Credit for this article goes to Marc and Angel Hack Life Blog http://goo.gl/nMvDI


The moments that truly define who you are

Each day is made up of 84,600 seconds and each of those seconds that provide us with an opportunity to experience both positive and negative moments.  Moments that will put us into situation where we will fail or succeed.  Sometimes these triumphs or loses will be experiences on an internal level and other times these types of moments will be exposed on a national stage.

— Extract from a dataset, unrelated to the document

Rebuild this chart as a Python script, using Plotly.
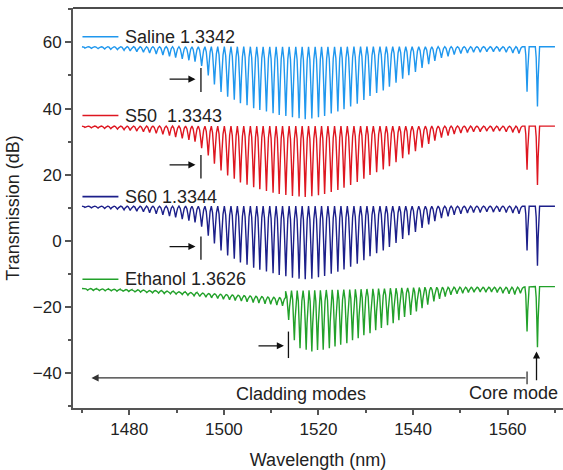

Too often in this current culture we look at the outcomes of our daily activities and use them as measuring stick to call us a successful person or a failure.  We forget that success and failure characteristics of a specific person, they are words that define the act of a single event.  One misstep doesn’t label you for every thing you do going forward.

In sports in happens after you perform poorly in a game with a lot hype and national recognition.  We have a lot of people who will be ready to blame a loss on one specific person or play.  Once those moments are over they are gone forever and you have to be ready to move forward.  

The one thing that truly defines who you are at your core is how you react to the outcomes you experience both positively and negatively.